I'm not sure if the behaviour they encountered in testing generalises to actual production environments.


> Penalty #2: TCP window size will drop dramatically, and all streams will be simultaneously throttled down.

This implies that, for both HTTP/1 and /2 connections, throughput per connection can be limited by min(throughput) for that connection. With a http/2 connection being used for multiple streams, and therefore more packets, the connection is more likely to get hit by a dropped packet.

That scenario doesn't quite seem to be realistic, because it assumes that dropped packets are independent (3% in the test). The rate of injected errors was apparently also not adjusted for any of the factors that would affect errors in the real world, such as package size and (attempted) speed.

But reducing sizes and throttling are direct countermeasures intended to provide maximum throughput even on flakey connections. Since any connection problems are bound to be highly correlated per client, it would seem that http/2 may actually perform faster than /1 because the "information" about connection troubles, and the countermeasures, are applied to a larger number of streams.

hmm... interesting thought. Any idea how one would actually test that?

I think making each connection ameliorable to throttling and the the other countermeasures clients typically use is most important, although I don't know enough about networks to be more specific. If it's easier, making every connection error exactly once may give a first idea of possible changes to the results.

A client-specific, randomised error rate would be the second step. Without this, the test is still meaningful. But it measures the system's response to internal failures, not to a typical production environment where most clients see 0 dropped packets, and a small number encounter most of the errors. I'm not sure how dropped packages are distributed, but I would guess 99.9%+ clients have none, yet those that see any might actually get an error rate far higher than 3%.

Looks like they are encountering the issue of head-of-line blocking.
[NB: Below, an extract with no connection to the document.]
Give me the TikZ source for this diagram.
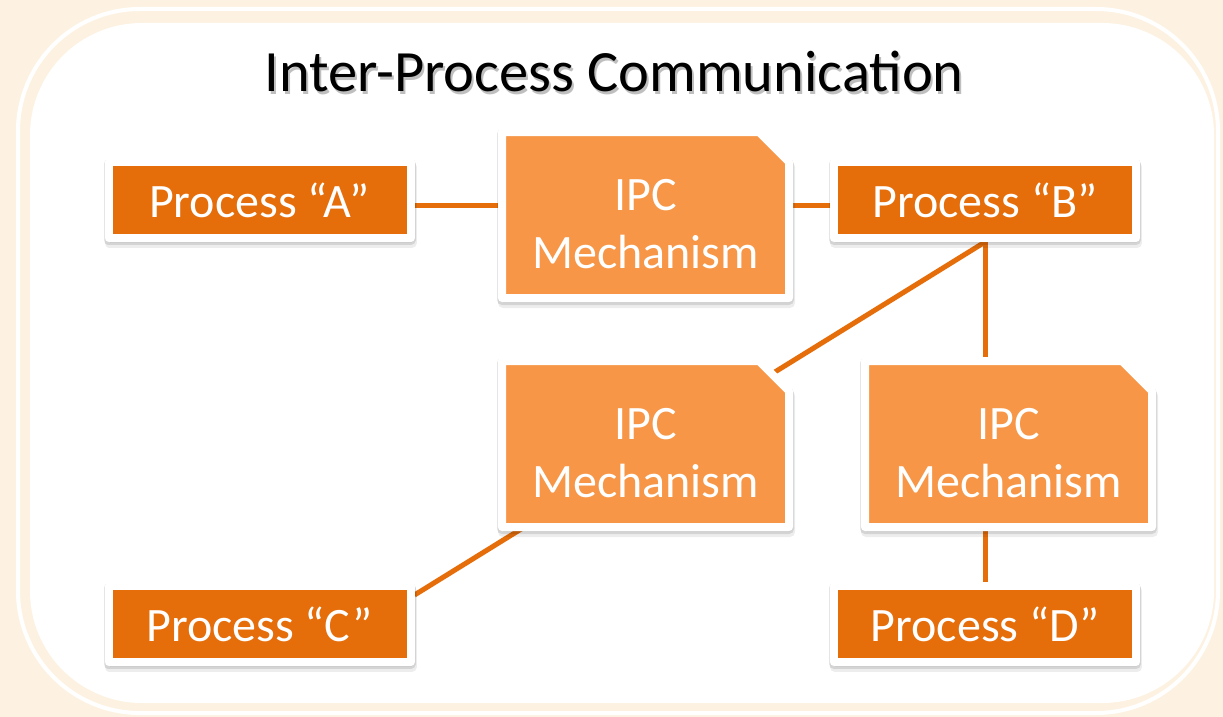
\documentclass[tikz,border=0pt]{standalone}
\usepackage{fontspec}
\setmainfont{Carlito}
\usetikzlibrary{shapes.misc,shadows}
\definecolor{slidecream}{HTML}{FDF2E1}
\definecolor{procorange}{HTML}{E56D0A}
\definecolor{ipcorange}{HTML}{F79646}
\pgfdeclarelayer{backdrop}
\pgfdeclarelayer{wires}
\pgfsetlayers{backdrop,wires,main}
\tikzset{
	boxshadow/.style={
			drop shadow={shadow xshift=0pt, shadow yshift=-2pt, draw=black, line width=10pt, line join=round, opacity=0.10},
			drop shadow={shadow xshift=1pt, shadow yshift=-5pt, draw=black, line width=10pt, line join=round, opacity=0.07}
		},
	process/.style={
			rectangle, fill=procorange, draw=white, line width=8pt, line join=round,
			minimum width=302pt, minimum height=76pt, inner sep=0pt,
			text=white, font=\fontsize{48}{50}\selectfont, boxshadow
		},
	mechanism/.style={
			chamfered rectangle, chamfered rectangle corners=north east,
			chamfered rectangle xsep=15pt, chamfered rectangle ysep=15pt,
			fill=ipcorange, draw=white, line width=8pt, line join=round,
			minimum width=287pt, minimum height=166pt, inner sep=0pt,
			text=white, align=center, text height=106pt, text depth=0pt,
			font=\fontsize{48}{58}\selectfont, boxshadow
		},
	link/.style={draw=procorange, line width=5pt}
}

\begin{document}
\begin{tikzpicture}[x=1pt, y=-1pt]
	\useasboundingbox (0,0) rectangle (1223,717);

	% slide frame
	\begin{pgfonlayer}{backdrop}
		\fill [slidecream] (0,0) rectangle (1223,717);
		\draw [white, line width=4pt, rounded corners=122pt] (18,9) rectangle (1218,713);
		\fill [white, rounded corners=112pt] (30,23) rectangle (1214,703);
	\end{pgfonlayer}

	\node [anchor=base, text=black!25, font=\fontsize{58.5}{60}\selectfont] at (616,95) {Inter-Process Communication};
	\node [anchor=base, text=black, font=\fontsize{58.5}{60}\selectfont] (heading) at (614,92) {Inter-Process Communication};

	\node [process] (procA) at (259.5,200) {Process “A”};
	\node [process] (procB) at (985,200) {Process “B”};
	\node [process] (procC) at (259.5,624) {Process “C”};
	\node [process] (procD) at (985,624) {Process “D”};

	\node [mechanism] (ipcA) at (645.5,215) {IPC\\Mechanism};
	\node [mechanism] (ipcB) at (645.5,444) {IPC\\Mechanism};
	\node [mechanism] (ipcC) at (1008.5,444) {IPC\\Mechanism};

	\begin{pgfonlayer}{wires}
		\draw [link] ([yshift=-5pt]procA.east) -- ([yshift=-5pt]procA.east -| ipcA.west);
		\draw [link] ([yshift=-5pt]procB.west) -- ([yshift=-5pt]procB.west -| ipcA.east);
		\draw [link] (procB.south) -- ([yshift=-13pt]procC.north east);
		\draw [link] (procB.south) -- (procB.south |- ipcC.north);
		\draw [link] (procD.north) -- (procD.north |- ipcC.south);
	\end{pgfonlayer}
\end{tikzpicture}
\end{document}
Since HTTP/2 multiplexes streams on a single tcp connection, all streams suffer when packet loss occurs. This is a well-known flaw in HTTP/2. HTTP/1 creates multiple tcp connections; if one connection needs to wait for retransmissions, the others are not impeded.

I suspect that QUIC would address some of these issues, however I also get the feeling that QUIC is just a reimplementation of TCP/IP in user land. Sure QUIC has some nice features that TCP/IP either doesn't have or implements poorly; priority, server initiated stream push. But others like different streams have different packet loss recovery (this is done in TCP normally, or UDP when packet loss isn't critical) is already achieved with the layer 3 / layer 4 split.

The one benefit I can see with QUIC is that because it is a user level protocol it is more likely to be updated. Many embedded or IoT devices never get kernel updates, although they sometimes get user level software updates.

Interesting find. On the other hand, if anyone like to test H2O web server as well, I’m curious how its handle.


There is even a issue reques to bring HTTP/2 feature implement in HTTP/1 for better performance.

Sorry, I have missed out the link:


I wonder if BBR congestion control could mitigate the effect of packet loss here.

Do we think the likelihood of packet loss is the same for HTTP/1 and /2 ?

Packet loss is happening at a lower layer (ethernet, wifi, mobile etc.). It's a property of the physical medium, not whether HTTP1.1 or HTTP2 is running at the higher layer.

The point of this blogpost is that design of HTTP/2 (specifically, multiplexing multiple http transfers over a single TCP connection) behaves badly under packetloss conditions.